If you are not sure in understanding how pointers and arrays work, please see my other answer which will explain how it works...
Please ignore anyone who says arrays and pointers are the same - they are not...
No, there's no way to assign the array to an "int **", because a two-dimensional array is an array of arrays, not an array of pointers.
You could for instance do:
int x1[2] = {0, 1};
int x2[2] = {2, 3};
int *x[2] = {x1, x2};
int **p = x;
... and maybe that would be an acceptable equivalent to what you are trying to do (depending on what exactly that is of course!).
Update: If you must keep x as a two-dimensional array, you could also do: int (*p)[2] = x; which gives you a pointer-to-array-of-int.

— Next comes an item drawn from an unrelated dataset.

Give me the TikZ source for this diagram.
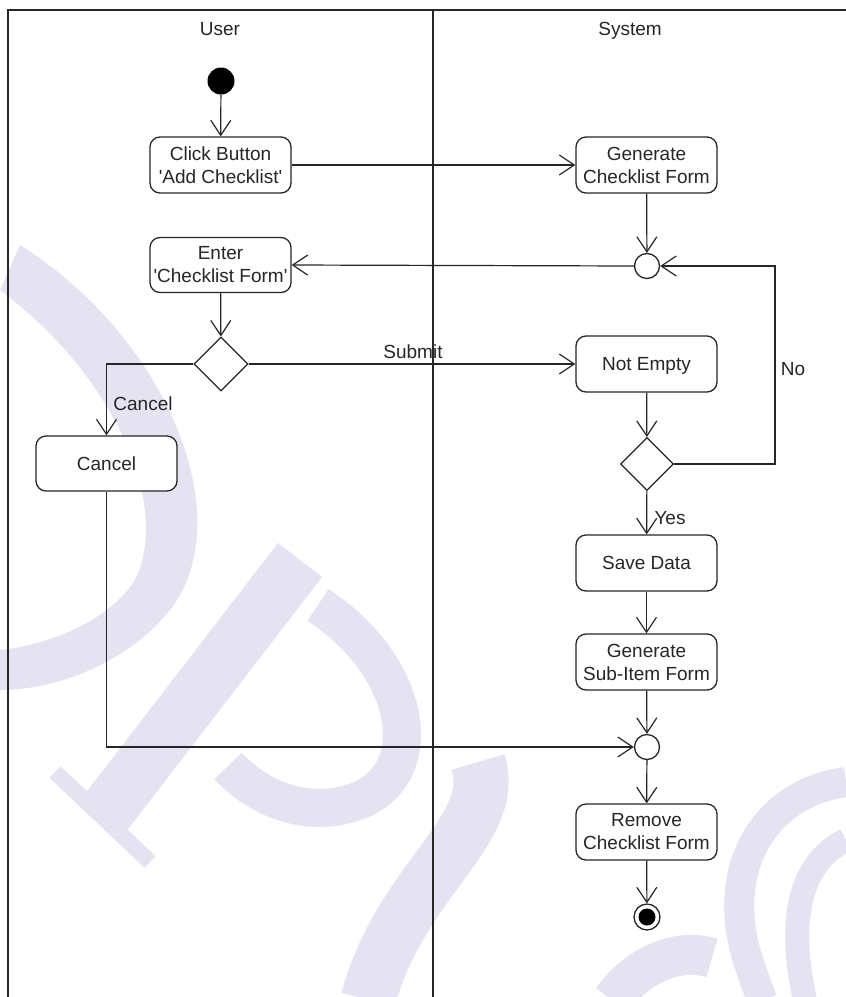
\documentclass[tikz,border=0pt]{standalone}
\usepackage{fontspec}
\setmainfont{Liberation Sans}[Ligatures=TeXOff]
\usetikzlibrary{arrows.meta,shapes.geometric}
\definecolor{ink}{RGB}{38,38,38}
\definecolor{mark}{RGB}{229,226,241}
\begin{document}
\begin{tikzpicture}[x=1pt,y=-1pt,
  txt/.style={font=\fontsize{19}{23}\selectfont, text=ink, inner sep=0pt},
  act/.style={txt, draw=ink, line width=1.3pt, rounded corners=10pt,
    minimum width=141pt, minimum height=56pt, align=center, fill=white},
  oneline/.style={text height=16pt, text depth=2.4pt},
  choice/.style={draw=ink, line width=1.3pt, diamond, aspect=1,
    minimum size=54pt, inner sep=0pt, fill=white},
  joint/.style={draw=ink, line width=1.3pt, circle, minimum size=25pt,
    inner sep=0pt, fill=white},
  initial/.style={circle, fill=black, minimum size=27pt, inner sep=0pt},
  final/.style={circle, draw=ink, line width=1.3pt, fill=white,
    minimum size=26pt, inner sep=0pt,
    path picture={\fill[black] (path picture bounding box.center) circle[radius=8.5pt];}},
  flow/.style={draw=ink, line width=1.2pt,
    -{Straight Barb[length=15pt,width=20pt]}},
  lane/.style={draw=ink, line width=2pt},
  band/.style={fill=mark, draw=none},
  stroke/.style={draw=mark, line cap=butt},
]
\useasboundingbox (0,0) rectangle (846,997);
\fill[white] (0,0) rectangle (846,997);

% background emblem
\fill[band] (20,245) .. controls (170,340) and (240,520) .. (170,610)
  .. controls (130,660) and (60,690) .. (0,690) -- (0,650)
  .. controls (50,645) and (110,620) .. (135,580)
  .. controls (170,510) and (120,380) .. (0,290) -- cycle;
\fill[band] (322,577) -- (278,543) -- (78,803) -- (122,837) -- cycle;
\draw[stroke, line width=16pt] (55,772) -- (150,862);
\draw[stroke, line width=38pt] (318,605) .. controls (410,665) and (430,770) .. (360,800)
  .. controls (310,820) and (260,800) .. (228,766);
\draw[stroke, line width=55pt] (478,762) .. controls (500,830) and (400,880) .. (368,1000);
\draw[stroke, line width=30pt] (846,782) .. controls (770,792) and (722,860) .. (745,950)
  .. controls (752,975) and (758,988) .. (762,1000);
\draw[stroke, line width=24pt] (846,840) .. controls (805,860) and (785,910) .. (805,1000);
\draw[stroke, line width=40pt] (612,1000) .. controls (640,962) and (680,948) .. (712,958);

% lane headers
\node[txt, anchor=base] (userlane) at (220,35) {User};
\node[txt, anchor=base] (syslane) at (630,35) {System};

% activity nodes
\node[initial] (start) at (221,81) {};
\node[act] (click) at (220.5,165) {Click Button\\'Add Checklist'};
\node[act] (genform) at (646.5,165) {Generate\\Checklist Form};
\node[joint] (merge1) at (647,266) {};
\node[act, minimum height=55pt] (enter) at (220.5,265) {Enter\\'Checklist Form'};
\node[choice] (dec1) at (221,364) {};
\node[act, oneline] (notempty) at (646.5,364) {Not Empty};
\node[act, oneline, minimum height=55pt] (cancel) at (106.5,463.5) {Cancel};
\node[choice, minimum size=53pt] (dec2) at (647,464) {};
\node[act, oneline] (save) at (646.5,563) {Save Data};
\node[act] (gensub) at (646.5,662) {Generate\\Sub-Item Form};
\node[joint] (merge2) at (647,747) {};
\node[act] (remove) at (646.5,832) {Remove\\Checklist Form};
\node[final] (finish) at (647,917) {};

% corner of the "No" loop
\coordinate (loopb) at (775,464);
\coordinate (loopt) at (775,266);

% flows
\draw[flow] (start) -- (click);
\draw[flow] (click.east) -- (genform.west);
\draw[flow] (genform) -- (merge1);
\draw[flow] (merge1.west) -- (enter.east);
\draw[flow] (enter) -- (dec1);
\draw[flow] (dec1.east) -- (notempty.west);
\draw[flow] (dec1.west) -| (cancel.north);
\draw[flow] (notempty) -- (dec2);
\draw[flow] (dec2.east) -- (loopb) -- (loopt) -- (merge1.east);
\draw[flow] (dec2) -- (save);
\draw[flow] (save) -- (gensub);
\draw[flow] (gensub) -- (merge2);
\draw[flow] (cancel.south) |- (merge2.west);
\draw[flow] (merge2) -- (remove);
\draw[flow] (remove) -- (finish);

% guard labels
\node[txt] (lsubmit) at (413,352) {Submit};
\node[txt] (lcancel) at (143,404) {Cancel};
\node[txt] (lno) at (793,369) {No};
\node[txt] (lyes) at (670,518) {Yes};

% swimlane frame
\draw[lane] (8,997) -- (8,10) -- (846,10);
\draw[lane] (433,10) -- (433,997);
\end{tikzpicture}
\end{document}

There is no way to meaningfully initialize you variable p with x. Why? Well, there's no way to answer your question until you explain how you even came to this idea. The type of p is int **. The type of x is int[2][2]. These are two different types. Where did you get the idea that you should be able to assign one to the other?
If you really need to access elements of your x through a pointer of type int **, you have to do it indirectly. You have to create an additional intermediate array that will hold pointers to first elements of consecutive rows of array x:
int *rows[2] = { x[0], x[1] };
and now you can point your p to the beginning of this intermediate array
int **p = rows;
Now when you assess p[i][j] you get x[i][j].
There's no way to do it directly, without an intermediate array.
If you are really using c++ instead of c, you can get this effect by using std::vector (or some other collection type).
typedef std::vector<std::vector<int> > intmatrix;
intmatrix x;
intmatrix::iterator p = x.begin();
or some such.
It's all about Standard Conversion rule ($4.2)
An lvalue or rvalue of type “array ofN
T” or “array of unknown bound of T”
can be converted to an rvalue of type
“pointer to T.” The result is a
pointer to the first element of the
array.
The type of od and td respectively are
char [3]
char [1][3]
This means that od has type 'array of 3 chars' (N = 3, T = char).
So in accordance with the above quote, it can be converted to 'pointer to char'
Therefore char *p = od; is perfectly well-formed
Similarly the type of od is 'array of 1 array of 3 chars' (N = 1, T = array of 3 chars).
So in accordance with the above quote, it can be converted to 'pointer to array of 3 chars'
Therefore char (*p)[3] = td; is perfectly well-formed
Is there a way to be able to assign to
**p the x[][]?
No. Because type of td[x][y] for valid x and y is char. So what you can really do is char *pc = &td[0][0].